Setelah Yuli dilantik pada Jum'at (17/5/2019) ada 4 Ketua RT di wilayahnya yang langsung menarik diri alias mundur dari jabatannya. Yuli lantas mendatangi 2 orang Ketua RT itu. Dan dua lagi direncanakan didatanginya sesudah Lebaran.
"Ada dua Ketua RT lain lagi yang tidak mundur, tapi mereka menandatangani surat penolakan," kata Yuli menjelaskan RT lain.

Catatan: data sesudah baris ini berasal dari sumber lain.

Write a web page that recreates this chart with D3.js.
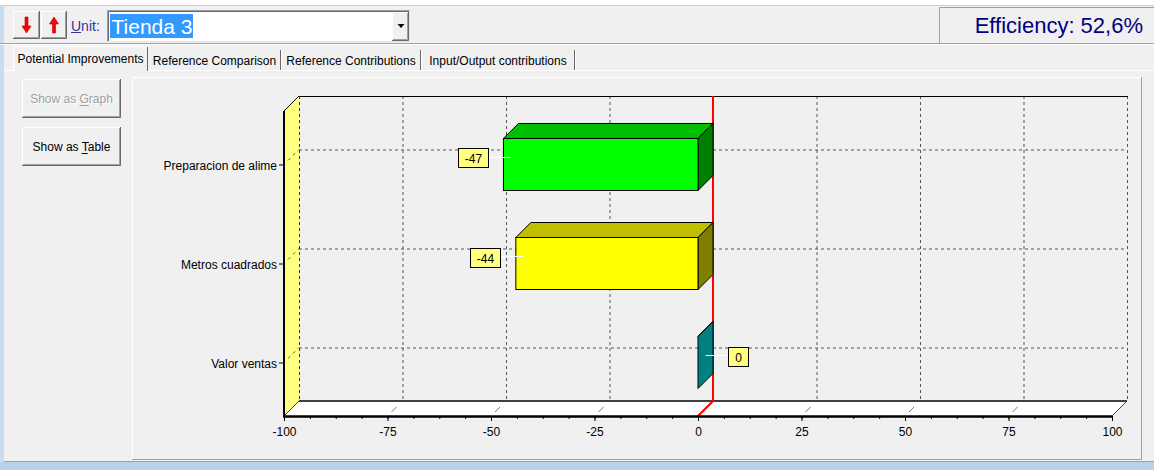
<!DOCTYPE html>
<html><head><meta charset="utf-8">
<script src="https://cdn.jsdelivr.net/npm/d3@7"></script>
<style>
html,body{margin:0;padding:0;background:#f0f0f0;overflow:hidden}
svg{display:block;font-family:"Liberation Sans",Arial,sans-serif}
</style>
</head><body>
<svg id="c" width="1154" height="470"></svg>
<script>
// ---------- data ----------
const categories = ["Preparacion de alime", "Metros cuadrados", "Valor ventas"];
const values = [-47, -44, 0];
const seriesColors = ["#00ff00", "#ffff00", "#00ffff"];
const xTickValues = [-100, -75, -50, -25, 0, 25, 50, 75, 100];
const unitName = "Tienda 3";
const efficiencyLabel = "Efficiency: 52,6%";
const tabLabels = ["Potential Improvements", "Reference Comparison", "Reference Contributions", "Input/Output contributions"];
const buttonLabels = ["Show as Graph", "Show as Table"];

const svg = d3.select("#c");
const fmt = v => String(Math.round(v));

// ---------- window chrome ----------
svg.append("rect").attr("x",0).attr("y",0).attr("width",1154).attr("height",470).attr("fill","#f0f0f0");
svg.append("rect").attr("x",0).attr("y",0).attr("width",1154).attr("height",5).attr("fill","#ffffff");
svg.append("rect").attr("x",0).attr("y",5).attr("width",1154).attr("height",1).attr("fill","#b9d1ea");
svg.append("rect").attr("x",0).attr("y",5).attr("width",4).attr("height",465).attr("fill","#c9dcf0");
svg.append("rect").attr("x",0).attr("y",462).attr("width",1154).attr("height",8).attr("fill","#b9d1ea");

const ui = svg.append("g");

function raised(g, x0, y0, w, h) {
  g.append("rect").attr("x",x0).attr("y",y0).attr("width",w).attr("height",h).attr("fill","#f0f0f0");
  g.append("path").attr("d",`M${x0+0.5},${y0+h}V${y0+0.5}H${x0+w}`).attr("stroke","#ffffff").attr("fill","none");
  g.append("path").attr("d",`M${x0},${y0+h-0.5}H${x0+w-0.5}V${y0}`).attr("stroke","#696969").attr("fill","none");
  g.append("path").attr("d",`M${x0+1},${y0+h-1.5}H${x0+w-1.5}V${y0+1}`).attr("stroke","#a0a0a0").attr("fill","none");
}

// arrow buttons
raised(ui, 13, 11, 27, 28);
raised(ui, 41, 11, 26, 28);
function arrow(cx, cy, down) {
  const s = down ? 1 : -1;
  const d = `M${cx-1.5},${cy-8*s}V${cy+1*s}H${cx-4.5}L${cx},${cy+8*s}L${cx+4.5},${cy+1*s}H${cx+1.5}V${cy-8*s}Z`;
  ui.append("path").attr("d",d).attr("fill","#ff0000").attr("stroke","#b00000").attr("stroke-width",0.6);
}
arrow(26.5, 25, true);
arrow(54, 25, false);

// Unit label
const unitT = ui.append("text").attr("x",71).attr("y",31).attr("font-size",14).attr("fill","#333399").text("Unit:");
const uW = unitT.node().getSubStringLength(0,1);
ui.append("line").attr("x1",71).attr("x2",71+uW).attr("y1",32.5).attr("y2",32.5).attr("stroke","#333399");

// combo box
ui.append("rect").attr("x",107).attr("y",10).attr("width",303).attr("height",32).attr("fill","#ffffff");
ui.append("path").attr("d","M107.5,42V10.5H410").attr("stroke","#a0a0a0").attr("fill","none");
ui.append("path").attr("d","M108.5,41V11.5H409").attr("stroke","#696969").attr("fill","none");
ui.append("path").attr("d","M107,41.5H409.5V10").attr("stroke","#e3e3e3").attr("fill","none");
raised(ui, 392, 12, 17, 29);
ui.append("path").attr("d","M397.5,24L404.5,24L401,28Z").attr("fill","#000");
ui.append("rect").attr("x",110).attr("y",14).attr("width",83).attr("height",24).attr("fill","#3399ff");
ui.append("text").attr("x",111.5).attr("y",34).attr("font-size",21).attr("fill","#ffffff").text(unitName);

// efficiency box
ui.append("path").attr("d","M939.5,43V7.5H1154").attr("stroke","#a0a0a0").attr("fill","none");
ui.append("text").attr("x",1143).attr("y",33).attr("text-anchor","end").attr("font-size",22).attr("fill","#000080").text(efficiencyLabel);

// separator
ui.append("line").attr("x1",0).attr("x2",1154).attr("y1",43.5).attr("y2",43.5).attr("stroke","#a0a0a0");
ui.append("line").attr("x1",0).attr("x2",1154).attr("y1",44.5).attr("y2",44.5).attr("stroke","#ffffff");

// tabs
const tabEdges = [13, 148, 281, 421, 575];
ui.append("line").attr("x1",4).attr("x2",1154).attr("y1",70.5).attr("y2",70.5).attr("stroke","#ffffff");
tabLabels.forEach((t, i) => {
  const a = tabEdges[i], b = tabEdges[i+1];
  if (i === 0) {
    ui.append("rect").attr("x",a).attr("y",46).attr("width",b-a).attr("height",26).attr("fill","#f0f0f0");
    ui.append("path").attr("d",`M${a+0.5},72V46.5H${b-1}`).attr("stroke","#ffffff").attr("fill","none");
    ui.append("line").attr("x1",b-0.5).attr("x2",b-0.5).attr("y1",47).attr("y2",71).attr("stroke","#696969");
    ui.append("text").attr("x",(a+b)/2).attr("y",63).attr("text-anchor","middle").attr("font-size",12).attr("fill","#000").text(t);
  } else {
    ui.append("line").attr("x1",b-0.5).attr("x2",b-0.5).attr("y1",50).attr("y2",70).attr("stroke","#696969");
    ui.append("line").attr("x1",b+0.5).attr("x2",b+0.5).attr("y1",50).attr("y2",70).attr("stroke","#ffffff");
    ui.append("text").attr("x",(a+b)/2).attr("y",65).attr("text-anchor","middle").attr("font-size",12).attr("fill","#000").text(t);
  }
});

// side buttons
buttonLabels.forEach((t, i) => {
  const y0 = 79 + i*48;
  raised(ui, 22, y0, 99, 39);
  const ul = 8; // index of underlined letter
  const col = i === 0 ? "#a0a0a0" : "#000000";
  if (i === 0) ui.append("text").attr("x",72.5).attr("y",y0+25).attr("text-anchor","middle").attr("font-size",12).attr("fill","#ffffff").text(t);
  const tx = ui.append("text").attr("x",71.5).attr("y",y0+24).attr("text-anchor","middle").attr("font-size",12).attr("fill",col).text(t);
  const n = tx.node();
  const st = n.getStartPositionOfChar(ul).x, w = n.getSubStringLength(ul,1);
  ui.append("line").attr("x1",st).attr("x2",st+w).attr("y1",y0+26.5).attr("y2",y0+26.5).attr("stroke",col);
});

// chart panel
ui.append("path").attr("d","M132.5,460V77.5H1142").attr("stroke","#ffffff").attr("fill","none");
ui.append("path").attr("d","M132,459.5H1141.5V77").attr("stroke","#a0a0a0").attr("fill","none");
ui.append("line").attr("x1",4).attr("x2",1154).attr("y1",461.5).attr("y2",461.5).attr("stroke","#a0a0a0");

// ---------- chart ----------
const DX = 15, DY = 15;
const x = d3.scaleLinear().domain([-100, 100]).range([284, 1112]);
const y = d3.scalePoint().domain(categories).range([111, 416]).padding(0.54);
const frontTop = 111, frontBot = 416;
const barH = 52;

const ch = svg.append("g");

// back wall grid
ch.selectAll(".vg").data(xTickValues).join("line")
  .attr("x1", d => x(d)+DX+0.5).attr("x2", d => x(d)+DX+0.5)
  .attr("y1", frontTop-DY).attr("y2", frontBot-DY)
  .attr("stroke","#555").attr("stroke-dasharray","3,3");
ch.selectAll(".hg").data(categories).join("line")
  .attr("x1", x(-100)+DX).attr("x2", x(100)+DX)
  .attr("y1", d => y(d)-DY+0.5).attr("y2", d => y(d)-DY+0.5)
  .attr("stroke","#555").attr("stroke-dasharray","3,3");
ch.append("line").attr("x1",x(-100)+DX).attr("x2",x(100)+DX+1).attr("y1",frontTop-DY+0.5).attr("y2",frontTop-DY+0.5).attr("stroke","#000");

// left wall
ch.append("path").attr("d",`M${x(-100)},${frontTop}L${x(-100)+DX},${frontTop-DY}V${frontBot-DY}L${x(-100)},${frontBot}Z`)
  .attr("fill","#ffff80");
ch.append("line").attr("x1",x(-100)+DX+0.5).attr("x2",x(-100)+DX+0.5).attr("y1",frontTop-DY).attr("y2",frontBot-DY)
  .attr("stroke","#333").attr("stroke-dasharray","3,3");
ch.append("line").attr("x1",x(-100)).attr("x2",x(-100)+DX).attr("y1",frontTop).attr("y2",frontTop-DY).attr("stroke","#000");
ch.selectAll(".lg").data(categories).join("line")
  .attr("x1", x(-100)+2).attr("x2", x(-100)+DX)
  .attr("y1", d => y(d)-2).attr("y2", d => y(d)-DY)
  .attr("stroke","#555").attr("stroke-dasharray","3,4").attr("stroke-dashoffset",-3);

// floor
ch.append("path").attr("d",`M${x(-100)},${frontBot}L${x(-100)+DX},${frontBot-DY}H${x(100)+DX}L${x(100)},${frontBot}Z`)
  .attr("fill","#ffffff");
ch.append("line").attr("x1",x(-100)+DX).attr("x2",x(100)+DX).attr("y1",frontBot-DY).attr("y2",frontBot-DY)
  .attr("stroke","#404040").attr("stroke-width",2);
ch.append("line").attr("x1",x(100)).attr("x2",x(100)+DX).attr("y1",frontBot).attr("y2",frontBot-DY).attr("stroke","#404040");
ch.append("line").attr("x1",x(-100)).attr("x2",x(-100)+DX).attr("y1",frontBot).attr("y2",frontBot-DY).attr("stroke","#404040");
ch.selectAll(".fg").data(xTickValues.slice(1, -1)).join("line")
  .attr("x1", d => x(d)+4).attr("x2", d => x(d)+9)
  .attr("y1", frontBot-4).attr("y2", frontBot-9)
  .attr("stroke","#777");

// zero line (red)
ch.append("path").attr("d",`M${x(0)+DX},${frontTop-DY}V${frontBot-DY}L${x(0)},${frontBot}`)
  .attr("stroke","#ff0000").attr("stroke-width",2).attr("fill","none");

// left wall front edge
ch.append("line").attr("x1",x(-100)).attr("x2",x(-100)).attr("y1",frontTop).attr("y2",frontBot+1)
  .attr("stroke","#000").attr("stroke-width",2);

// bars
function shade(c, k) { const r = d3.rgb(c); return d3.rgb(r.r*k, r.g*k, r.b*k).formatHex(); }
const bars = ch.selectAll(".bar").data(categories.map((c, i) => ({c, v: values[i], col: seriesColors[i]}))).join("g");
bars.each(function(d) {
  const g = d3.select(this);
  const x0 = x(Math.min(d.v, 0)), x1 = x(Math.max(d.v, 0));
  const cy = y(d.c), t = cy - barH/2, b = cy + barH/2;
  g.append("path").attr("d",`M${x0},${t}L${x0+DX},${t-DY}H${x1+DX}L${x1},${t}Z`)
    .attr("fill", shade(d.col, 0.75)).attr("stroke","#000").attr("stroke-linejoin","round");
  g.append("path").attr("d",`M${x1},${t}L${x1+DX},${t-DY}V${b-DY}L${x1},${b}Z`)
    .attr("fill", shade(d.col, 0.5)).attr("stroke","#000").attr("stroke-linejoin","round");
  if (x1 - x0 > 0.5)
    g.append("rect").attr("x",x0).attr("y",t).attr("width",x1-x0).attr("height",barH)
      .attr("fill", d.col).attr("stroke","#000");
});

// value marks
bars.each(function(d) {
  const g = d3.select(this);
  const px = x(d.v) + DX/2, py = y(d.c) - DY/2;
  const dir = d.v < 0 ? -1 : 1;
  const gap = d.v < 0 ? 23 : 22;
  const tx = g.append("text").attr("font-size",12).attr("text-anchor","middle").attr("fill","#000").text(fmt(d.v));
  const tw = tx.node().getComputedTextLength();
  const bw = Math.round(tw + 13), bh = 19;
  const bx = dir < 0 ? px - gap - bw : px + gap;
  const by = py + 1 - bh/2;
  g.append("line").attr("x1",px).attr("x2",px + dir*gap).attr("y1",py+0.5).attr("y2",py+0.5).attr("stroke","#ffffff");
  g.append("rect").attr("x",Math.round(bx)+0.5).attr("y",Math.round(by)+0.5).attr("width",bw).attr("height",bh)
    .attr("fill","#ffff80").attr("stroke","#000");
  tx.attr("x", Math.round(bx)+0.5+bw/2).attr("y", Math.round(by)+bh/2+5);
  tx.raise();
});

// bottom axis
const minorTicks = d3.range(-100, 100.001, 6.25);
const axMinor = ch.append("g").attr("transform",`translate(0,${frontBot})`)
  .call(d3.axisBottom(x).tickValues(minorTicks).tickSize(3).tickSizeOuter(0).tickFormat(""));
axMinor.select(".domain").remove();
axMinor.selectAll("line").attr("stroke","#000");
const axX = ch.append("g").attr("transform",`translate(0,${frontBot})`)
  .call(d3.axisBottom(x).tickValues(xTickValues).tickSize(5).tickSizeOuter(0).tickPadding(6).tickFormat(fmt));
axX.select(".domain").attr("stroke","#000").attr("stroke-width",2.5).attr("d",`M${x(-100)-1},0.5H${x(100)}`);
axX.selectAll("line").attr("stroke","#000");
axX.selectAll("text").attr("font-size",12).attr("font-family","Liberation Sans, Arial, sans-serif").attr("fill","#000");

// category axis
const axY = ch.append("g").attr("transform",`translate(${x(-100)},0)`)
  .call(d3.axisLeft(y).tickSize(5).tickSizeOuter(0).tickPadding(2));
axY.select(".domain").remove();
axY.selectAll("line").attr("stroke","#000");
axY.selectAll("text").attr("font-size",12).attr("font-family","Liberation Sans, Arial, sans-serif").attr("fill","#000").attr("dy","0.4em");
</script>
</body></html>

Dalam sebuah pertanyaan kepada seorang mantan Ketua RT, mantan Ketua RT ini menjelaskan bahwa sebelumnya memang sudah ada kesepakatan untuk menolak seorang perempuan menjadi Dukuh.
"Memang ada undang-undang yang membolehkan perempuan menjadi Dukuh, tapi sebelum pemilihan, warga RT 5 dan RT 2 mau agar jangan sampai yang menjadi Dukuh itu seorang perempuan," katanya.
Mantan RT yang tidak mau disebutkan namanya itu menceritakan bahwa Yuli dan suaminya memang memiliki sifat yang kurang bersahabat.
Pria ini juga menjelaskan sifat yang kurang bersahabat tersebut. Dia juga membantah bahwa warga melakukan demo. Pria ini mengatakan warga hanya mengantarkan Pak RT 3 mengundurkan diri, katanya.
Inkonstitusional?
Tak pelak peristiwa itu mendapat perhatian juga dari Pemerintah Kabupaten Bantul. Wakil Bupati Bantul, Abdul Halim Muslih mengatakan bahwa hal tersebut sangat disesalkan dan itu adalah peristiwa inkonstitusional. "Sudah melampaui undang-undang, tidak boleh ada penolakan. Karena yang ditolak adalah 'perempuan'" ujarnya, Senin (20/5/2019).
Wakil Bupati yang akrab disapa Halim itu menjelaskan hal tersebut usai mengikuti rapat koordinasi menyambut libur Lebaran 1440 Hijriyah, bertempat di Ndalem Agung Kompleks Kepatihan Yogyakarta.
Halim menegaskan prosedur pemilihan Dukuh sudah dijalani. Indonesia merupakan negara hukum. Mereka harus patuh pada peraturan, termasuk dalam kesetaraan antara perempuan dan laki-laki dalam setiap jabatan.
Pemkab Bantul akan memberi pemahaman kepada warga dusun Pandeyan bahwa dalam hukum, perempuan dan laki-laki adalah sama. "Tidak boleh ada penolakan disebabkan alasan jenis kelamin," jelasnya.